Diyanet Vakfi : Böylece ülkelerinin üstünü altına getirdik. Üzerlerine de balçıktan pişirilmiş taşlar yağdırdık.
Edip Yüksel : Onun altını üstüne getirdik. Üzerlerine çamurdan yapılmış sert taşlar indirdik.
Elmalılı Hamdi Yazır : Derhal şehirlerinin üstünü altına getiriverdik ve üzerlerine siccilden taşlar yağdırdık
Elmalılı (sadeleştirilmiş) : Derhal şehirlerinin üstünü altına getirdik ve balçıktan pişirilmiş taşlar yağdırdık üzerlerine.
Elmalılı (sadeleştirilmiş - 2) : Biz, onların şehirlerinin üstünü altına geçirdik ve üzerlerine de balçıktan pişirilmiş taşlar yağdırdık.
Fizilal-il Kuran : Beldelerinin altını üstüne getirdik ve üzerlerine taşlaşmış balçık kütleleri yağdırdık.
Gültekin Onan : Anında (yurtlarının) üstünü altına çevirdik ve üzerlerine balçıktan pişirilmiş taş yağdırdık.
Hasan Basri Çantay : Hemen (şehirlerinin) üstünü altına getirdik. Tepelerine de balçıkdan pişirilmiş bir taş (yağmuru) yağdırdık.

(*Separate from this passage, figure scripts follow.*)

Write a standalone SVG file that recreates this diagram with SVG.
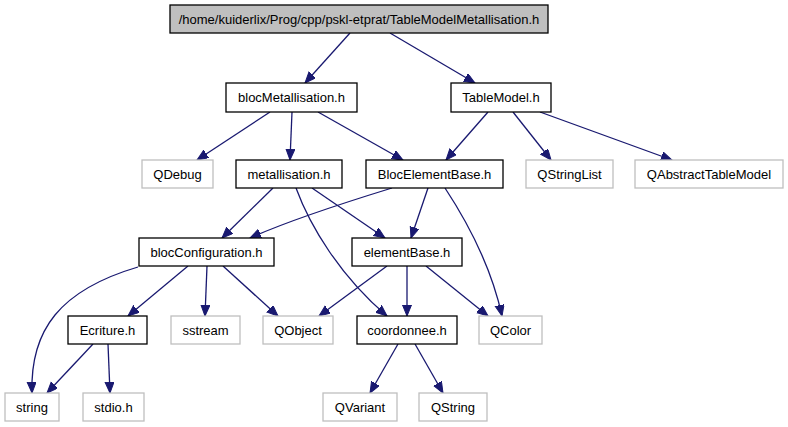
<svg xmlns="http://www.w3.org/2000/svg" width="788" height="427" viewBox="0 0 788 427">
<style>
  .n rect { fill: #ffffff; stroke: #000000; stroke-width: 1.3; }
  .g rect { fill: #ffffff; stroke: #bfbfbf; stroke-width: 1.3; }
  .top rect { fill: #bfbfbf; stroke: #000000; stroke-width: 1.3; }
  text { font-family: "Liberation Sans", Arial, sans-serif; font-size: 13px; fill: #000000; text-anchor: middle; }
  .e path { fill: none; stroke: #191970; stroke-width: 1.3; marker-end: url(#ah); }
</style>
<defs>
  <marker id="ah" markerUnits="userSpaceOnUse" markerWidth="12" markerHeight="10" refX="11" refY="4.5" orient="auto">
    <path d="M0,0 L11,4.5 L0,9 z" fill="#191970" stroke="#191970" stroke-width="1"/>
  </marker>
</defs>
<rect x="0" y="0" width="788" height="427" fill="#ffffff"/>
<g id="edges" class="e">
  <path d="M350,33 L305,83"/>
  <path d="M390,33 L475,83"/>
  <path d="M270,112 L197,160"/>
  <path d="M292,112 L290,160"/>
  <path d="M318,112 L403,160"/>
  <path d="M488,112 L446,160"/>
  <path d="M513,112 L551,160"/>
  <path d="M540,112 L672,160"/>
  <path d="M273,188 L222,238"/>
  <path d="M312,188 L385,238"/>
  <path d="M296,188 C310,226 340,276 387,316"/>
  <path d="M392,188 C340,204 290,220 250,238"/>
  <path d="M428,188 L411,238"/>
  <path d="M445,188 C470,226 492,270 502,316"/>
  <path d="M138,267 C60,290 30,330 32,393"/>
  <path d="M188,266 L128,316"/>
  <path d="M207,266 L205,316"/>
  <path d="M223,266 L278,316"/>
  <path d="M387,266 L319,316"/>
  <path d="M407,266 L407,316"/>
  <path d="M426,266 L488,316"/>
  <path d="M93,344 L47,393"/>
  <path d="M108,344 L110,393"/>
  <path d="M398,344 L370,393"/>
  <path d="M415,344 L443,393"/>
</g>
<g id="TableModelMetallisation" class="top"><rect x="170" y="5" width="378" height="28"/><text x="359" y="23.5">/home/kuiderlix/Prog/cpp/pskl-etprat/TableModelMetallisation.h</text></g>
<g id="blocMetallisation" class="n"><rect x="226" y="83" width="131" height="29"/><text x="291.5" y="102">blocMetallisation.h</text></g>
<g id="TableModel" class="n"><rect x="451" y="83" width="100" height="29"/><text x="501" y="102">TableModel.h</text></g>
<g id="QDebug" class="g"><rect x="142" y="160" width="71" height="28"/><text x="177.5" y="178.5">QDebug</text></g>
<g id="metallisation" class="n"><rect x="236" y="160" width="106" height="28"/><text x="289" y="178.5">metallisation.h</text></g>
<g id="BlocElementBase" class="n"><rect x="366" y="160" width="137" height="28"/><text x="434.5" y="178.5">BlocElementBase.h</text></g>
<g id="QStringList" class="g"><rect x="526" y="160" width="87" height="28"/><text x="569.5" y="178.5">QStringList</text></g>
<g id="QAbstractTableModel" class="g"><rect x="635" y="160" width="148" height="28"/><text x="709" y="178.5">QAbstractTableModel</text></g>
<g id="blocConfiguration" class="n"><rect x="139" y="238" width="135" height="28"/><text x="206.5" y="256.5">blocConfiguration.h</text></g>
<g id="elementBase" class="n"><rect x="352" y="238" width="110" height="28"/><text x="407" y="256.5">elementBase.h</text></g>
<g id="Ecriture" class="n"><rect x="68" y="316" width="79" height="28"/><text x="107.5" y="334.5">Ecriture.h</text></g>
<g id="sstream" class="g"><rect x="171" y="316" width="69" height="28"/><text x="205.5" y="334.5">sstream</text></g>
<g id="QObject" class="g"><rect x="263" y="316" width="70" height="28"/><text x="298" y="334.5">QObject</text></g>
<g id="coordonnee" class="n"><rect x="357" y="316" width="100" height="28"/><text x="407" y="334.5">coordonnee.h</text></g>
<g id="QColor" class="g"><rect x="479" y="316" width="63" height="28"/><text x="510.5" y="334.5">QColor</text></g>
<g id="string" class="g"><rect x="5" y="393" width="54" height="28"/><text x="32" y="411.5">string</text></g>
<g id="stdio" class="g"><rect x="83" y="393" width="61" height="28"/><text x="113.5" y="411.5">stdio.h</text></g>
<g id="QVariant" class="g"><rect x="323" y="393" width="74" height="28"/><text x="360" y="411.5">QVariant</text></g>
<g id="QString" class="g"><rect x="419" y="393" width="68" height="28"/><text x="453" y="411.5">QString</text></g>
</svg>
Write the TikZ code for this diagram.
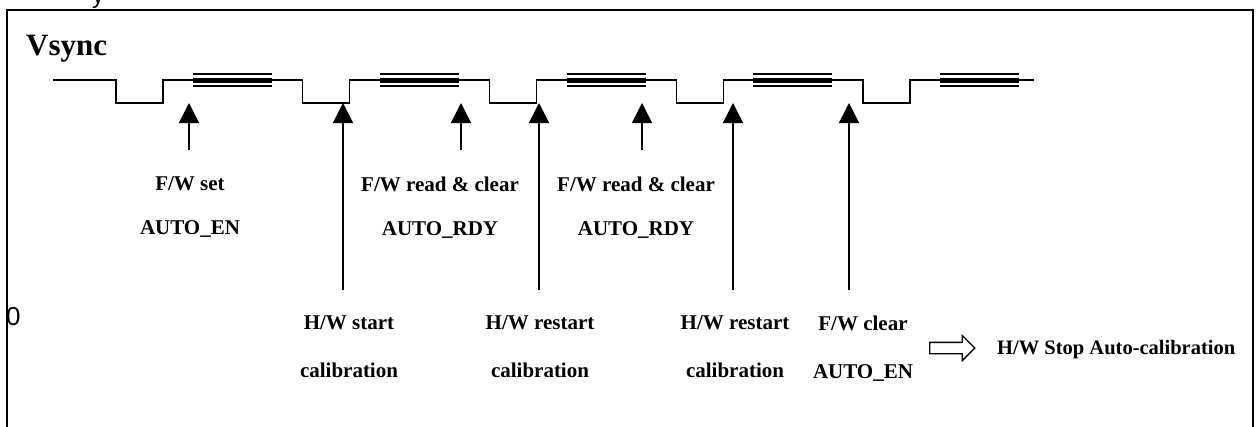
\documentclass[tikz,border=0pt]{standalone}
\usepackage{fontspec}
\setmainfont{Liberation Serif}
\setsansfont{Liberation Sans}
\usetikzlibrary{arrows.meta,shapes.arrows}

\tikzset{
  lbl/.style={font=\fontsize{21}{#1}\selectfont\bfseries,align=center,inner sep=0pt},
  lbl/.default=48,
  trig/.style={-{Triangle[width=20pt,length=20pt]},line width=1.6pt},
  wave/.style={line width=1.3pt},
}

\begin{document}
\begin{tikzpicture}[x=1pt,y=-1pt]
    \useasboundingbox (0,0) rectangle (1259,426);
    \draw[line width=2pt] (7,440) -- (7,10) -- (1253,10) -- (1253,440);
    \node[anchor=base west,inner sep=0pt,font=\sffamily\fontsize{24}{28}\selectfont] (ycut) at (92,3) {y};
    \node[anchor=base west,inner sep=0pt,font=\fontsize{31}{36}\selectfont\bfseries] (vsync) at (26,55) {Vsync};
    \node[anchor=base west,inner sep=0pt,font=\sffamily\fontsize{26}{30}\selectfont] (zero) at (6,325) {0};

    % Vsync waveform
    \draw[wave] (53,80) foreach \f in {116,302.75,489.5,676.25,863} { -- (\f,80) -- (\f,103) -- (\f+47,103) -- (\f+47,80) } -- (1034,80);
    \foreach \f in {116,302.75,489.5,676.25,863} {
      \draw[line width=2.3pt] (\f+77,74) -- (\f+156,74) (\f+77,86) -- (\f+156,86);
      \draw[line width=5pt] (\f+77,80) -- (\f+156,80);
    }

    % labels
    \node[lbl=44] (fwset) at (190,207.5) {F/W set\\AUTO\_EN};
    \node[lbl=44] (fwread) at (440,207.5) {F/W read \& clear\\AUTO\_RDY};
    \node[lbl=44] (fwread2) at (636,207.5) {F/W read \& clear\\AUTO\_RDY};
    \node[lbl] (hwstart) at (349,347) {H/W start\\calibration};
    \node[lbl] (hwrestart) at (540,347) {H/W restart\\calibration};
    \node[lbl] (hwrestart2) at (735,347) {H/W restart\\calibration};
    \node[lbl] (fwclear) at (863,348.5) {F/W clear\\AUTO\_EN};
    \node[single arrow,draw,line width=1.3pt,minimum height=45pt,inner xsep=0pt,inner ysep=5pt,
          single arrow head extend=7pt] (stop) at (949.5,348) {};
    \node[anchor=base west,inner sep=0pt,font=\fontsize{20.5}{24}\selectfont\bfseries] (stoptext) at (997,354) {H/W Stop Auto-calibration};

    % trigger arrows
    \coordinate (setT) at (189,150);  \coordinate (setH) at (189,103);
    \coordinate (startT) at (343,290); \coordinate (startH) at (343,103);
    \coordinate (readT) at (461,150);  \coordinate (readH) at (461,103);
    \coordinate (restT) at (539,290);  \coordinate (restH) at (539,103);
    \coordinate (read2T) at (642,150); \coordinate (read2H) at (642,103);
    \coordinate (rest2T) at (733,290); \coordinate (rest2H) at (733,103);
    \coordinate (clearT) at (849,290); \coordinate (clearH) at (849,103);
    \path[trig] (setT) edge (setH);
    \path[trig] (startT) edge (startH);
    \path[trig] (readT) edge (readH);
    \path[trig] (restT) edge (restH);
    \path[trig] (read2T) edge (read2H);
    \path[trig] (rest2T) edge (rest2H);
    \path[trig] (clearT) edge (clearH);
\end{tikzpicture}
\end{document}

Hayrat Neşriyat : Böylece oranın üstünü altına getirdik ve üzerlerine balçıktan pişirilmiş taşlar yağdırdık!
İbni Kesir : Ülkelerinin üstünü altına getirdi. Üzerlerine sert taş yağdırdık.
Muhammed Esed : ve böylece (bu günahkar şehirlerin) altını üstüne getirdik; belirlenmiş cezanın infazı için üzerlerine püskürtü halinde sert taşlar yağdırdık.
Ömer Nasuhi Bilmen : Hemen onların üstünü altına getirdik ve onların üzerine balçıktan yapılmış taşlar yağdırdık.
Ömer Öngüt : Şehirlerinin üstünü altına getirdik. Üzerlerine de balçıktan pişirilmiş taşlar yağdırdık.
Şaban Piriş : Tavanlarını yerin dibine geçirdik. Üzerlerine de yağmur gibi pişmiş taşlar yağdırdık.
Suat Yıldırım : Bir anda şehirlerinin üstünü altına çevirdik. Pişirilmiş çamurdan yapılmış taş yağmuruna tuttuk onları!
Süleyman Ateş : O kentin üstünü altına getirdik ve üzerlerine de çamurdan pişmiş taşlar yağdırdık.
Tefhim-ul Kuran : Anında (yurtlarının) üstünü altına çevirdik ve üzerlerine balçıktan pişirilmiş taş yağdırdık.
Ümit Şimşek : Şehirlerinin altını üstüne getirdik ve başlarına ateşte pişmiş taşlar yağdırdık.
Yaşar Nuri Öztürk : O kentin üstünü altına getirdik/üst düzeydekileri alt düzeye indirdik. Ve üzerlerine pişmiş çamurdan taşlar yağdırdık.